● TASK INPUT:
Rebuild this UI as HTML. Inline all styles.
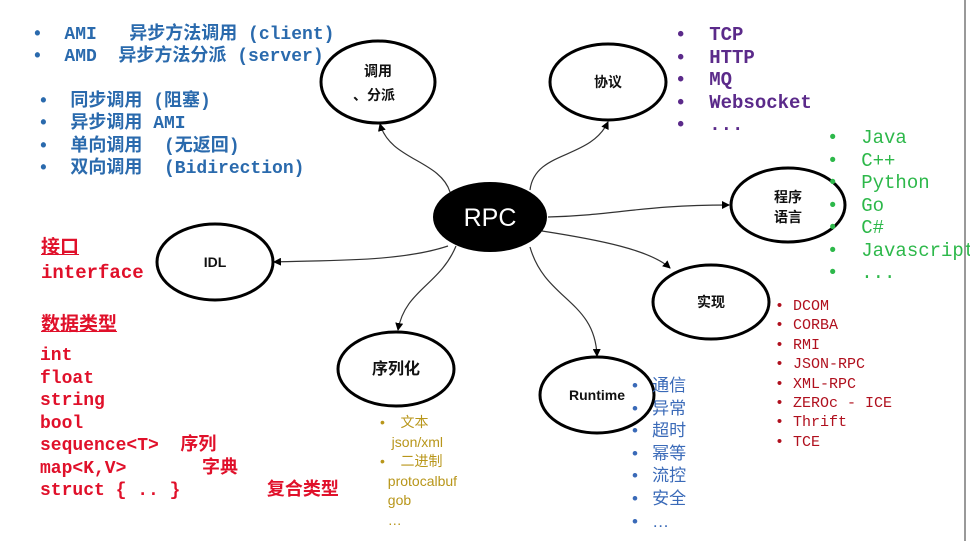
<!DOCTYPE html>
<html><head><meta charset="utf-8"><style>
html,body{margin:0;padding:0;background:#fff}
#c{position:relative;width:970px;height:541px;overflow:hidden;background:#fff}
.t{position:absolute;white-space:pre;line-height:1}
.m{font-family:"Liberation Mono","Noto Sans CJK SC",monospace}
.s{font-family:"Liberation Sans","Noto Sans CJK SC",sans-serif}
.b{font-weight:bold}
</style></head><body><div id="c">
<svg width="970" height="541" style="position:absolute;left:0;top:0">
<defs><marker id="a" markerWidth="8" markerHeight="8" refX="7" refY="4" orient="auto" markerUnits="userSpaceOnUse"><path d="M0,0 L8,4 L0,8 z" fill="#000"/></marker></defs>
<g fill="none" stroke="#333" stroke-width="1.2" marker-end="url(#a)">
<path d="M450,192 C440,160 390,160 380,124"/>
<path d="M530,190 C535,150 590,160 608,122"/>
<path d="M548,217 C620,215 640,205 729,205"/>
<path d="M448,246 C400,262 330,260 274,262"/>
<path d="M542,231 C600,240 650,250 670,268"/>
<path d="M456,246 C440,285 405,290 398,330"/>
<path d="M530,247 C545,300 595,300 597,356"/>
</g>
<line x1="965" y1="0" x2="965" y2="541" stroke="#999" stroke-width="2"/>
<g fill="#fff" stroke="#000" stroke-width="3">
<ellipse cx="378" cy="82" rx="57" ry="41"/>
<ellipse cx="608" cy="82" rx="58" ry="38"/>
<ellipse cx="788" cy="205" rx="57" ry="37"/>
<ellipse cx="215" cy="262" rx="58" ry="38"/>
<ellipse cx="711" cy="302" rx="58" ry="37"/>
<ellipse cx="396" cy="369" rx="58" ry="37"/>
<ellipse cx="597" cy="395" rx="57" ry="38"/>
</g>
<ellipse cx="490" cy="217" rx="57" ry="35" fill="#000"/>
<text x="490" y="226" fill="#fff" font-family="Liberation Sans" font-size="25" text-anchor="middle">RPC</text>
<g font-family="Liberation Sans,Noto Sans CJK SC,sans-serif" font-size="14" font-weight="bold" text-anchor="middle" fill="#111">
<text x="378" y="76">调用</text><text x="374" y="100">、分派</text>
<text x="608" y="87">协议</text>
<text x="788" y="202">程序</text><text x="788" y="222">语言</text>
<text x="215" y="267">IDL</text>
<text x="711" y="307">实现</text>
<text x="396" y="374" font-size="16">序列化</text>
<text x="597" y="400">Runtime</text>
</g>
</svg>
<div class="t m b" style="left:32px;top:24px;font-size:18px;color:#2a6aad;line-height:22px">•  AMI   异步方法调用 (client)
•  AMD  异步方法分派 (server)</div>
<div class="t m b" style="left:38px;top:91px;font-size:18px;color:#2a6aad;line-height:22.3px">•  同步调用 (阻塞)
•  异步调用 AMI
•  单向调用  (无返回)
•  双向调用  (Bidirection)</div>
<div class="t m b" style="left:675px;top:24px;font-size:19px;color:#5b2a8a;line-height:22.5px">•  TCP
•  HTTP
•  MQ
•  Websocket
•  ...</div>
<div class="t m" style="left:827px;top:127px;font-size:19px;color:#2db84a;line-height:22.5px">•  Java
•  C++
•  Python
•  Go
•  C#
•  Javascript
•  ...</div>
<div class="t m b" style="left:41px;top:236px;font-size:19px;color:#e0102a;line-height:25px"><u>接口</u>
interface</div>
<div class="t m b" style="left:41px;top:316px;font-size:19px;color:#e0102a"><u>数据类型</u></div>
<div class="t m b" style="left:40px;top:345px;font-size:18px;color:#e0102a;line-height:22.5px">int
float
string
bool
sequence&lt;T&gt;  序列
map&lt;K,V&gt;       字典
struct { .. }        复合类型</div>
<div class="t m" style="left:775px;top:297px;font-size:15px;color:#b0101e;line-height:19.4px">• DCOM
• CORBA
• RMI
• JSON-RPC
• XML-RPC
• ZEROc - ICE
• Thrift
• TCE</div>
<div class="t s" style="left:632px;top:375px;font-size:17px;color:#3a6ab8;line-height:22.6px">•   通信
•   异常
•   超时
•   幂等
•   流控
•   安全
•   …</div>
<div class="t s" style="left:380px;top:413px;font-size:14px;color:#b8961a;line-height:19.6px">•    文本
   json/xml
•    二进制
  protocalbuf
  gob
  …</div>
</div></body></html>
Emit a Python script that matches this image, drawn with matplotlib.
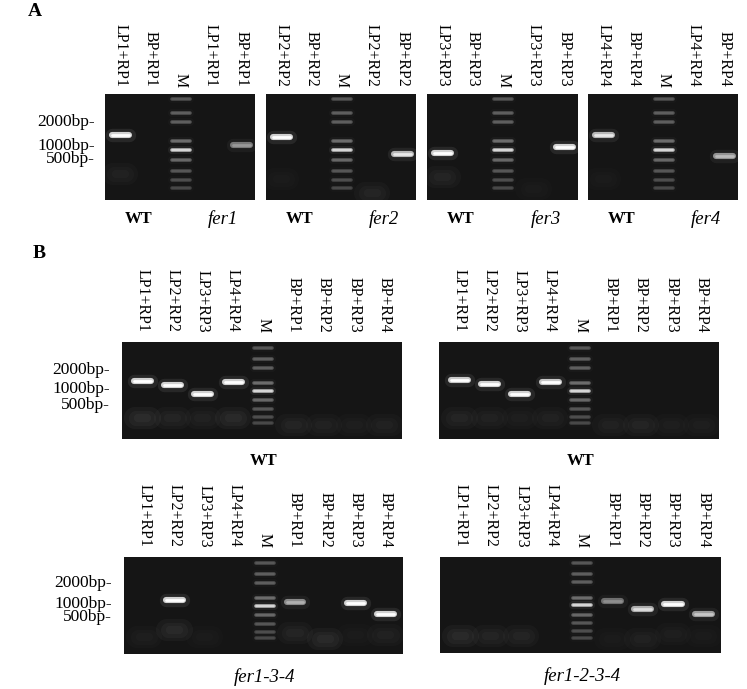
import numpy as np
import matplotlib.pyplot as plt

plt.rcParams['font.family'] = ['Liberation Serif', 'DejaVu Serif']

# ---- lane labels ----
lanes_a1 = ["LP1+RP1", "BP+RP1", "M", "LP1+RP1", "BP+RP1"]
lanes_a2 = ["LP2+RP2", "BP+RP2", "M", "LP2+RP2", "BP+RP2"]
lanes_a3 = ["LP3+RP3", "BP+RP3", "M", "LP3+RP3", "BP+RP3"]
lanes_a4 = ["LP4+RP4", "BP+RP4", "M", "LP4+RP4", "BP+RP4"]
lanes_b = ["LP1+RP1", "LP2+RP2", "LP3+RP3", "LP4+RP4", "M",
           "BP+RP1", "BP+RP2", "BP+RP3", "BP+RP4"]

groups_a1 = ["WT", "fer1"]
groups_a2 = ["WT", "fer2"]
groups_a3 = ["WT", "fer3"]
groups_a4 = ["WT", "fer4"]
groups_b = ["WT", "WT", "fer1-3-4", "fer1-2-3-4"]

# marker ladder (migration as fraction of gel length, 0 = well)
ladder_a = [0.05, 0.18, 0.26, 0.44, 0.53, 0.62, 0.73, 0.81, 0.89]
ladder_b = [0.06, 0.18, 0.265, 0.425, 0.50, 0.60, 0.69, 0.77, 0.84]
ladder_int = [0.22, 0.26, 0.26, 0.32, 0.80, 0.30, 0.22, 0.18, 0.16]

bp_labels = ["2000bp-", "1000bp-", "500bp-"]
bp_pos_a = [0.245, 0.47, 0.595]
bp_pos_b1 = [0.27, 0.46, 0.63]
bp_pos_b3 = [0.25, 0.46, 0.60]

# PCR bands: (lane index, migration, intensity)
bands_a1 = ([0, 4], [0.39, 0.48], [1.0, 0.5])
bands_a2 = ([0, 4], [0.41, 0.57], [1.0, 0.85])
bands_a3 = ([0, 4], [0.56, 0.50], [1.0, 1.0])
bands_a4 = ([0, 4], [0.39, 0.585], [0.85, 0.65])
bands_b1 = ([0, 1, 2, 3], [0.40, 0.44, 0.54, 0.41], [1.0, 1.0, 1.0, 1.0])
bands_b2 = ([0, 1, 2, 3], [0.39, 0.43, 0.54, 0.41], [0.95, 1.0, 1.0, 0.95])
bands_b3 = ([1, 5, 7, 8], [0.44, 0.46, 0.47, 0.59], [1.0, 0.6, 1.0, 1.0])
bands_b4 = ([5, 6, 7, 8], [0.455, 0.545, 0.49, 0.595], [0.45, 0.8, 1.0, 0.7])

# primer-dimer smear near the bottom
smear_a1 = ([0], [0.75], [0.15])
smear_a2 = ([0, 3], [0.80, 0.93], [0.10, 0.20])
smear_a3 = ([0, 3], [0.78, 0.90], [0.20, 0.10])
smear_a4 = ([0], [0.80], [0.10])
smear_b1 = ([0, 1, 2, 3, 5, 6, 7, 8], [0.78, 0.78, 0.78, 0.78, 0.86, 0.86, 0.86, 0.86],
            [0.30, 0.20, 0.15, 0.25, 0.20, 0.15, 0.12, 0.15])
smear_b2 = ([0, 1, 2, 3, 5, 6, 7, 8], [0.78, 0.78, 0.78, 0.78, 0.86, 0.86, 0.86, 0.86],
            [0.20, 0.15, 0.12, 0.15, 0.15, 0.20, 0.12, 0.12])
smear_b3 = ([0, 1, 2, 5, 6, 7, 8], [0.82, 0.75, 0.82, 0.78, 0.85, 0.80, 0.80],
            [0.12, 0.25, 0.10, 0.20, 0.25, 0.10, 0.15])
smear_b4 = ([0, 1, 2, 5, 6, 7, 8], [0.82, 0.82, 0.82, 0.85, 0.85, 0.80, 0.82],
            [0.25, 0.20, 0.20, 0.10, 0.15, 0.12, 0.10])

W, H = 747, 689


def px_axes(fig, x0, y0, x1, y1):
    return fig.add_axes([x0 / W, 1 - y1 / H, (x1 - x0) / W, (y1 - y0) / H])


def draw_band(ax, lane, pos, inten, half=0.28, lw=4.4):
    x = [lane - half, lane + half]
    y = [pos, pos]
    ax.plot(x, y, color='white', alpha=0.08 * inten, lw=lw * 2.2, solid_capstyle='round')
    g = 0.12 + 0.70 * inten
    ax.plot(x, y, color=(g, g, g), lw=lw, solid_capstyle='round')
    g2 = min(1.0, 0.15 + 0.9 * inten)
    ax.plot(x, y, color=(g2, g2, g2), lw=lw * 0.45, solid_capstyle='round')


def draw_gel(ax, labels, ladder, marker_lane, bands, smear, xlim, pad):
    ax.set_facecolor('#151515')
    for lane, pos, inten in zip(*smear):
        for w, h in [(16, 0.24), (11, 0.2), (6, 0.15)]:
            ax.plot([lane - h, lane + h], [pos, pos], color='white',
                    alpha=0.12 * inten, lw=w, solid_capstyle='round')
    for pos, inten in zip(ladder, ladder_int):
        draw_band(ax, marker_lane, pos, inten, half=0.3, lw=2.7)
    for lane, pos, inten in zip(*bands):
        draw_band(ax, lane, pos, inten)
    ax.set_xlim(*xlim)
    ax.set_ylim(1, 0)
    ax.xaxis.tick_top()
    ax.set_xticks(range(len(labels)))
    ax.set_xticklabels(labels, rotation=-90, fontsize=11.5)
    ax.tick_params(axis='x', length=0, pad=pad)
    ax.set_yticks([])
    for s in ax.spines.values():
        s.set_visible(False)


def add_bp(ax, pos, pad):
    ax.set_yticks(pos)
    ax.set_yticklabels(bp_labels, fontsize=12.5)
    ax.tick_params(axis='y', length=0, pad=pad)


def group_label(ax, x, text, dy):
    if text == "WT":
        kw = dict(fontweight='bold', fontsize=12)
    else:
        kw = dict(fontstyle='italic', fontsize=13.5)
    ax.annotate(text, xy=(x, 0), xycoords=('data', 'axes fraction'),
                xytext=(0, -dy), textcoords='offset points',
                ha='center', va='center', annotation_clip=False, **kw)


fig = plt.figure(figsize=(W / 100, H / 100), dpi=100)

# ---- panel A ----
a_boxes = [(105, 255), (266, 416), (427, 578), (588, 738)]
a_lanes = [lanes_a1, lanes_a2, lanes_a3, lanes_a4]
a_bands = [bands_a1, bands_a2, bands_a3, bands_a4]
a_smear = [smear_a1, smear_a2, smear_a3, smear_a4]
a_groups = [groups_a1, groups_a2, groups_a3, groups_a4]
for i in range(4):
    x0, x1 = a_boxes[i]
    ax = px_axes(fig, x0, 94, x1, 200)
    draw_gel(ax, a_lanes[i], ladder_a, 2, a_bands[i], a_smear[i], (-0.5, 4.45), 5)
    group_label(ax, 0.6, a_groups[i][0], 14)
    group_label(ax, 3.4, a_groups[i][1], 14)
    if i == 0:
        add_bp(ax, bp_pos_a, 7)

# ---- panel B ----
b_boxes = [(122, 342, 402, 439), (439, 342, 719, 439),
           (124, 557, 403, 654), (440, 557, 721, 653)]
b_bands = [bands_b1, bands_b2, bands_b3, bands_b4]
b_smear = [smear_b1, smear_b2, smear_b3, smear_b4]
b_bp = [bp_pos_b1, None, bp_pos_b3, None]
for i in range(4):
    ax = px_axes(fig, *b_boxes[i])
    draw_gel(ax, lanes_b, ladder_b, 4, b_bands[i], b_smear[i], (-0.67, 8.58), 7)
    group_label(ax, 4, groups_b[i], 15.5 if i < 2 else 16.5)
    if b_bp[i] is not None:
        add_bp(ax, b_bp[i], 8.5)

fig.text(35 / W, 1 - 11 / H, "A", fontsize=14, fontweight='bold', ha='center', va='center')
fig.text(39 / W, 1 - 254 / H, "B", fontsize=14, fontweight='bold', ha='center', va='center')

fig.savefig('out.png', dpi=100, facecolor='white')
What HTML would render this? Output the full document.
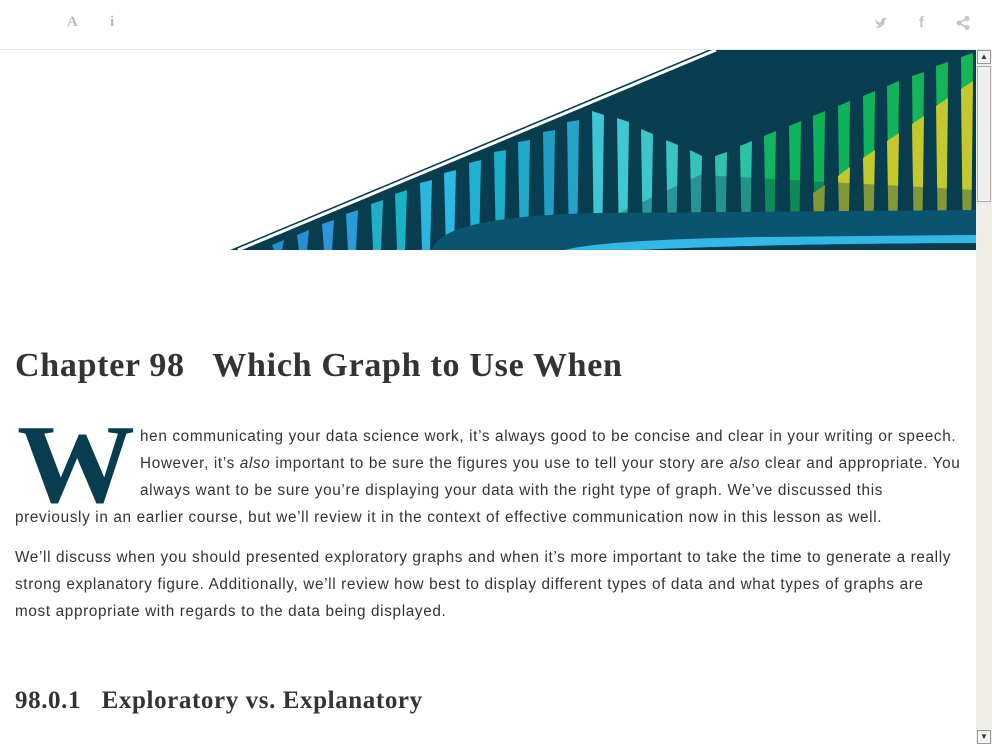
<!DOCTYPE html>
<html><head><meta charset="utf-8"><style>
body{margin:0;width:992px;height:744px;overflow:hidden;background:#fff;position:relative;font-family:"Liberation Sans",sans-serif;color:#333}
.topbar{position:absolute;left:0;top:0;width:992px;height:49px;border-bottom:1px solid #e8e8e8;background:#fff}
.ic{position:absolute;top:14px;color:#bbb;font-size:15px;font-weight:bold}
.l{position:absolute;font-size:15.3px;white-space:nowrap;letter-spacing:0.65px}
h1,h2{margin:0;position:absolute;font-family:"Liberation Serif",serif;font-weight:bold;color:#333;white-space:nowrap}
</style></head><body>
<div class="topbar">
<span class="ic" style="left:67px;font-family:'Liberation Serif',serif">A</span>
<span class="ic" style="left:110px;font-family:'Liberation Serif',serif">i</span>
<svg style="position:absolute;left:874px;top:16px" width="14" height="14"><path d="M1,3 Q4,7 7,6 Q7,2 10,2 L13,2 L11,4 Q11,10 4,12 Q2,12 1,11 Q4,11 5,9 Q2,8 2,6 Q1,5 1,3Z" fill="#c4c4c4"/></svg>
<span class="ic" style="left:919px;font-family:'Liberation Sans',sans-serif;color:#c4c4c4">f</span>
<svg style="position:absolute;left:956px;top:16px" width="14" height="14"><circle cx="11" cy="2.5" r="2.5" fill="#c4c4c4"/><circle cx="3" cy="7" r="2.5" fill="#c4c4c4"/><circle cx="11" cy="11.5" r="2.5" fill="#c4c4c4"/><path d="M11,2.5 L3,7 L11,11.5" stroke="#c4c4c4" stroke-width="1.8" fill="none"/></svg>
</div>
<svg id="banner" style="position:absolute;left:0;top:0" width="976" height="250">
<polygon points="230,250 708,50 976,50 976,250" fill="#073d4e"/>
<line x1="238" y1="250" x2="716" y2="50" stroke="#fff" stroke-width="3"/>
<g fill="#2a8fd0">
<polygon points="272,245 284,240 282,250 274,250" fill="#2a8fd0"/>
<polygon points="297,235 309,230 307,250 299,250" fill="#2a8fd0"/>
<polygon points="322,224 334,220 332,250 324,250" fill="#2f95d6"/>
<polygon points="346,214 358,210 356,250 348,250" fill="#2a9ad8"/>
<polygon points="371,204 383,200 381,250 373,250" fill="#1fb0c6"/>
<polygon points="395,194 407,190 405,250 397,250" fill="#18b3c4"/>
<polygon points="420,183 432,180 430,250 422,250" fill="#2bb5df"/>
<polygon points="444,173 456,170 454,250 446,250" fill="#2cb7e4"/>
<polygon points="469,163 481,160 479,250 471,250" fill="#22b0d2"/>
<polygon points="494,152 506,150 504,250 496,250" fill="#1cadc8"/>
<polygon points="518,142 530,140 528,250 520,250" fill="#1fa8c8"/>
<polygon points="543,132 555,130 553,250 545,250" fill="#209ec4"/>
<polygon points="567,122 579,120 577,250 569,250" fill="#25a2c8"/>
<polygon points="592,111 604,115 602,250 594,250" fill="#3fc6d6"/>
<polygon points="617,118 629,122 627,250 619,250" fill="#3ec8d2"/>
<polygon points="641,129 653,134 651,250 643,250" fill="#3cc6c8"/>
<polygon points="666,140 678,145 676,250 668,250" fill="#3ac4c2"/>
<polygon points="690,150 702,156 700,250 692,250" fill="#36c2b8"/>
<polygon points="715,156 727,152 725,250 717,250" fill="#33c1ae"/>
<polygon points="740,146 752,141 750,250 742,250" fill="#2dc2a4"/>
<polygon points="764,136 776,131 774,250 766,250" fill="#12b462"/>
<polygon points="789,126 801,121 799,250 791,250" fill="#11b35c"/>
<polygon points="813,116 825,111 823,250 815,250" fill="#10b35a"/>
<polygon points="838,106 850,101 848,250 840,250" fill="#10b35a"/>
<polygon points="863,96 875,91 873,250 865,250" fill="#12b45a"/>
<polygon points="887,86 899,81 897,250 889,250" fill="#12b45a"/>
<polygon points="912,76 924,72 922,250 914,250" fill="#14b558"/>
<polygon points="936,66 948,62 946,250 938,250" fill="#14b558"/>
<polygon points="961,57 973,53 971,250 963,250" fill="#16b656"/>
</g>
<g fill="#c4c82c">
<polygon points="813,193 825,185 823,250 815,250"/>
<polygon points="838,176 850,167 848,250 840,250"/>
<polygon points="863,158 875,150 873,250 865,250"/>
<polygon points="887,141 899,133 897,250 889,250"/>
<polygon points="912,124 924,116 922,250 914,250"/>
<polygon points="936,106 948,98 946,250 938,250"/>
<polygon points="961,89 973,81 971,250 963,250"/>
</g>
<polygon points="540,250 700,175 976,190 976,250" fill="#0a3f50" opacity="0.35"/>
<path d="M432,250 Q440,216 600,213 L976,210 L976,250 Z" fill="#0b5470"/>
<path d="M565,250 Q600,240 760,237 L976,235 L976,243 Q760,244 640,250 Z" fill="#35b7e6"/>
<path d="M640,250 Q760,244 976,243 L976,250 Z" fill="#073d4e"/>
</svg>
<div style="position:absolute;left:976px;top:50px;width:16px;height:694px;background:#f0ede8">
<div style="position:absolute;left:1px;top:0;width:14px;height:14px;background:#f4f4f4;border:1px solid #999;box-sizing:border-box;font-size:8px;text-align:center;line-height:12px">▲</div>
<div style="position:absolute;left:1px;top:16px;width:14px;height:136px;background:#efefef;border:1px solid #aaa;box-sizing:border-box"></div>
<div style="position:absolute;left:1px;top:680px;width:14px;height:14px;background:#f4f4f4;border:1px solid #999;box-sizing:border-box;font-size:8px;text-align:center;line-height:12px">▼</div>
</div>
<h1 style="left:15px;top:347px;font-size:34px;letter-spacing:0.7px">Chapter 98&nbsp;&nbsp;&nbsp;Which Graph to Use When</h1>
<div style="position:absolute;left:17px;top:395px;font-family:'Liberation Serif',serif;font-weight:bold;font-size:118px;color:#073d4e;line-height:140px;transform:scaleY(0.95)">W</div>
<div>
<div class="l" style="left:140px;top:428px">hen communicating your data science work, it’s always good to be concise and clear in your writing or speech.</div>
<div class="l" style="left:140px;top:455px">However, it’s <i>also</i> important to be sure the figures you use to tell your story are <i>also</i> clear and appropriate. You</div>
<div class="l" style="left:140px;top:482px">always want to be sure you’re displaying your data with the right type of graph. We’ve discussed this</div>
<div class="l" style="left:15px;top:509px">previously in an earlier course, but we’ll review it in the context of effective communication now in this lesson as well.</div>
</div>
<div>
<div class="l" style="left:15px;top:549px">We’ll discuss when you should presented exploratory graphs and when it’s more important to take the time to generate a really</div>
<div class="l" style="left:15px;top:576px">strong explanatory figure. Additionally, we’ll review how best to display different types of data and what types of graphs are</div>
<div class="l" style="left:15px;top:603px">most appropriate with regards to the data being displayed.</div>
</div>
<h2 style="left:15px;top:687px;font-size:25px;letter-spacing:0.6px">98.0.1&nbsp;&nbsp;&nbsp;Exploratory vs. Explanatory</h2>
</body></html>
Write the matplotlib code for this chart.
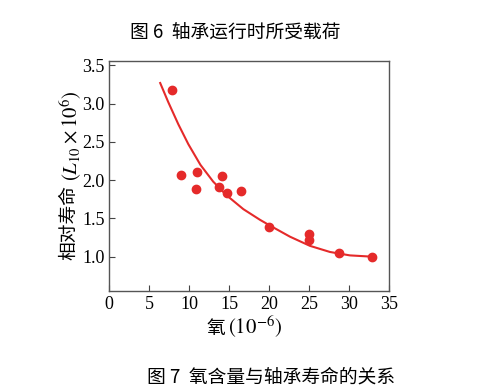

● DIRECTION: Copy out the listing above from the line containing "Emit a Python" to the line containing "plt.rcParams['font.family'] = ['Liberation", both included, exactly as written and minus the images.

● ANSWER TO THE PROBLEM:
Emit a Python script that matches this image, drawn with matplotlib.
import numpy as np
import matplotlib.pyplot as plt

plt.rcParams['font.family'] = ['Liberation Serif', 'DejaVu Serif']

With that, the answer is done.